Though the recommendations of changes in FDI norms have been welcomed with open hands by the retail industry there is a section condemning it and have their concerns to reason. The utmost concern is that small traders will be out of work as the big fish in the pond will take over most of the business. Job reduction to a great degree will also be seen in the manufacturing and service industries. As a result the opening of the FDI is said to dislodging the existing marketplace rather than augmenting opportunities. Pricing can also be a concern wherein it is felt that retail biggies will become monopolist by resorting to predatory pricing.

Boost to small industry

As per the new FDI reforms, retailers will have to procure 30 per cent stuff from SME’s in India.
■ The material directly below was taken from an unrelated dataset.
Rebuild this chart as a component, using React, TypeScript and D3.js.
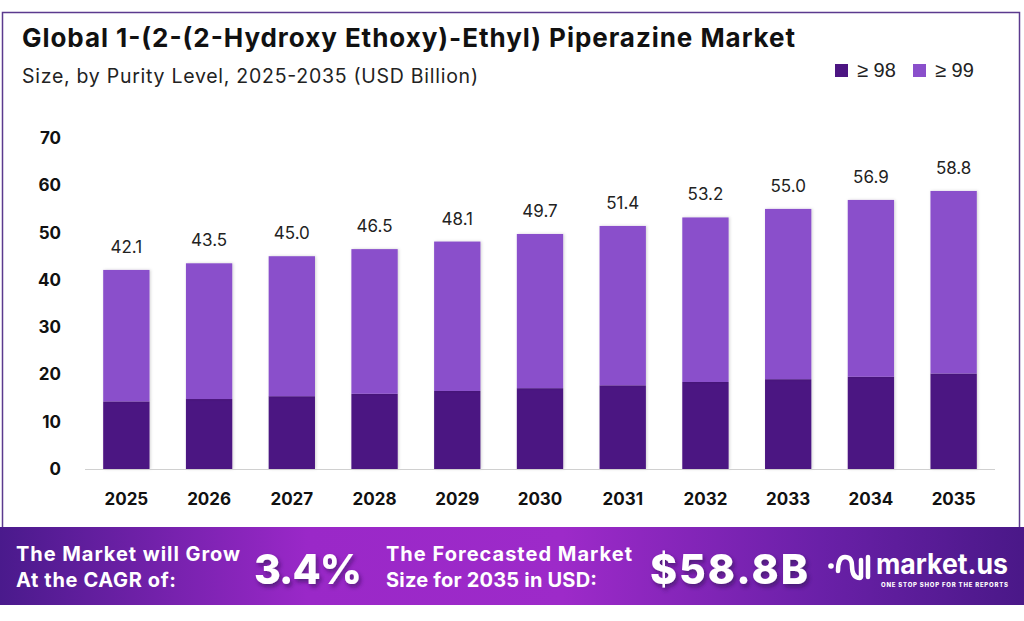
import { useMemo } from "react";
import * as d3 from "d3";

const years = ["2025", "2026", "2027", "2028", "2029", "2030", "2031", "2032", "2033", "2034", "2035"];
const totals = [42.1, 43.5, 45.0, 46.5, 48.1, 49.7, 51.4, 53.2, 55.0, 56.9, 58.8];
const purity98 = [14.3, 14.8, 15.4, 15.9, 16.5, 17.1, 17.7, 18.4, 19.0, 19.5, 20.2];
const purity99 = totals.map((t, i) => +(t - purity98[i]).toFixed(1));
const yTicks = [0, 10, 20, 30, 40, 50, 60, 70];

const seriesKeys = ["p98", "p99"];
const seriesLabels = ["≥ 98", "≥ 99"];
const seriesColors = ["#4c1582", "#8a4fcb"];

const W = 1024;
const H = 621;
const PLOT = { left: 85, right: 995, top: 138, bottom: 469 };

const FONT = "Inter, 'Noto Sans', sans-serif";
const ARIAL = "'Liberation Sans', Arial, sans-serif";

const App = () => {
  const x = useMemo(
    () => d3.scaleBand().domain(years).range([PLOT.left, PLOT.right]).paddingInner(0.44).paddingOuter(0.22),
    []
  );
  const y = useMemo(() => d3.scaleLinear().domain([0, 70]).range([PLOT.bottom, PLOT.top]), []);

  const rows = years.map((yr, i) => ({ year: yr, p98: purity98[i], p99: purity99[i] }));
  const stacked = d3.stack<any>().keys(seriesKeys)(rows);

  return (
    <div style={{ position: "absolute", left: 0, top: 0 }}>
      <svg width={W} height={H} style={{ display: "block" }}>
        <defs>
          <linearGradient id="band" x1="0" x2="1" y1="0" y2="0">
            <stop offset="0" stopColor="#4a1a8c" />
            <stop offset="0.3" stopColor="#9a28c8" />
            <stop offset="0.55" stopColor="#9d2ac9" />
            <stop offset="0.8" stopColor="#6a20a8" />
            <stop offset="1" stopColor="#4a1888" />
          </linearGradient>
          <filter id="shadow" x="-10%" y="-20%" width="130%" height="150%">
            <feDropShadow dx="2" dy="3" stdDeviation="2" floodColor="#2a0850" floodOpacity="0.6" />
          </filter>
          <filter id="barShadow" x="-20%" y="-5%" width="140%" height="110%">
            <feDropShadow dx="1" dy="0" stdDeviation="1.5" floodColor="#000" floodOpacity="0.18" />
          </filter>
        </defs>
        <rect width={W} height={H} fill="#fff" />
        {/* frame */}
        <rect x={2.5} y={12.5} width={1017} height={520} fill="none" stroke="#5b3a8e" strokeWidth={1.5} />

        <text x={22} y={47} fontFamily={FONT} fontWeight={700} fontSize={26} fill="#111" textLength={773} lengthAdjust="spacing">
          Global 1-(2-(2-Hydroxy Ethoxy)-Ethyl) Piperazine Market
        </text>
        <text x={22} y={83} fontFamily={FONT} fontSize={19.5} fill="#222" textLength={456} lengthAdjust="spacing">
          Size, by Purity Level, 2025-2035 (USD Billion)
        </text>

        {/* legend */}
        {seriesLabels.map((lab, i) => (
          <g key={lab} transform={`translate(${835 + i * 78},64)`}>
            <rect width={13} height={13} fill={seriesColors[i]} />
            <text x={22} y={13} fontFamily={ARIAL} fontSize={20} fill="#222">
              {lab}
            </text>
          </g>
        ))}

        {/* y axis labels */}
        {yTicks.map((t) => (
          <text key={t} x={61} y={y(t) + 6} textAnchor="end" fontFamily={FONT} fontWeight={700} fontSize={17} fill="#111">
            {t}
          </text>
        ))}

        {/* bars */}
        {stacked.map((s, si) => (
          <g key={s.key}>
            {s.map((d, i) => (
              <rect
                key={i}
                x={x(years[i])!}
                y={y(d[1])}
                width={x.bandwidth()}
                height={y(d[0]) - y(d[1])}
                fill={seriesColors[si]}
                filter="url(#barShadow)"
              />
            ))}
          </g>
        ))}

        <line x1={PLOT.left} x2={PLOT.right} y1={PLOT.bottom + 0.5} y2={PLOT.bottom + 0.5} stroke="#d0d0d0" strokeWidth={1} />

        {/* totals */}
        {totals.map((t, i) => (
          <text
            key={i}
            x={x(years[i])! + x.bandwidth() / 2}
            y={y(t) - 17}
            textAnchor="middle"
            fontFamily={FONT}
            fontSize={17}
            fill="#222"
          >
            {t.toFixed(1)}
          </text>
        ))}

        {/* x labels */}
        {years.map((yr) => (
          <text
            key={yr}
            x={x(yr)! + x.bandwidth() / 2}
            y={505}
            textAnchor="middle"
            fontFamily={FONT}
            fontWeight={700}
            fontSize={17}
            fill="#111"
          >
            {yr}
          </text>
        ))}

        {/* banner */}
        <rect x={0} y={527} width={W} height={78} fill="url(#band)" />
        <g fontFamily={FONT} fontWeight={700} fill="#fff">
          <text x={16} y={561} fontSize={20} textLength={224} lengthAdjust="spacing">The Market will Grow</text>
          <text x={16} y={587} fontSize={20} textLength={160} lengthAdjust="spacing">At the CAGR of:</text>
          <text x={254} y={584} fontSize={41} fontWeight={800} filter="url(#shadow)" textLength={108} lengthAdjust="spacing">3.4%</text>
          <text x={386} y={561} fontSize={20} textLength={246} lengthAdjust="spacing">The Forecasted Market</text>
          <text x={386} y={587} fontSize={20} textLength={211} lengthAdjust="spacing">Size for 2035 in USD:</text>
          <text x={650} y={584} fontSize={41} fontWeight={800} filter="url(#shadow)" textLength={158} lengthAdjust="spacing">$58.8B</text>
        </g>

        {/* logo */}
        <g fill="none" stroke="#fff" strokeLinecap="round" strokeWidth={4.5}>
          <circle cx={831} cy={566} r={2.8} fill="#fff" stroke="none" />
          <path d="M838 571 Q838 557 845 557 Q852 557 852 566 Q852 578 860 578" />
          <line x1={861} y1={560} x2={861} y2={577} />
          <line x1={868} y1={557} x2={868} y2={577} />
        </g>
        <text x={876} y={574} fontFamily={FONT} fontWeight={700} fontSize={28} fill="#fff" textLength={132} lengthAdjust="spacingAndGlyphs">
          market.us
        </text>
        <text x={881} y={587} fontFamily={FONT} fontWeight={800} fontSize={6} fill="#fff" textLength={127} lengthAdjust="spacing">
          ONE STOP SHOP FOR THE REPORTS
        </text>
      </svg>
    </div>
  );
};

export default App;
Even the biggest of the biggies will have to procure manufactured and processed products from the small industry. Small industries have been classified as units which have a total plant and machinery investment not exceeding Rs 1.25 crore. Back end has also been clearly defined as the investments made towards processing, manufacturing, distribution, design improvement, quality control and packaging. FDI will be allowed in cities with a population of more than one million as per the 2011 census and India has 51 such cities.

Other third world countries that allowed 100 per cent FDI in retail are witnessing impressive growth figures which encouraged India to take this step. It’s a wait and watch situation now, if approved, the industry will watch which brand enters Indian shores, which won’t… how much foreign investment will be pumped in, international tie-ups and so on. Speculations are on a high but optimism seems to be floating in the air.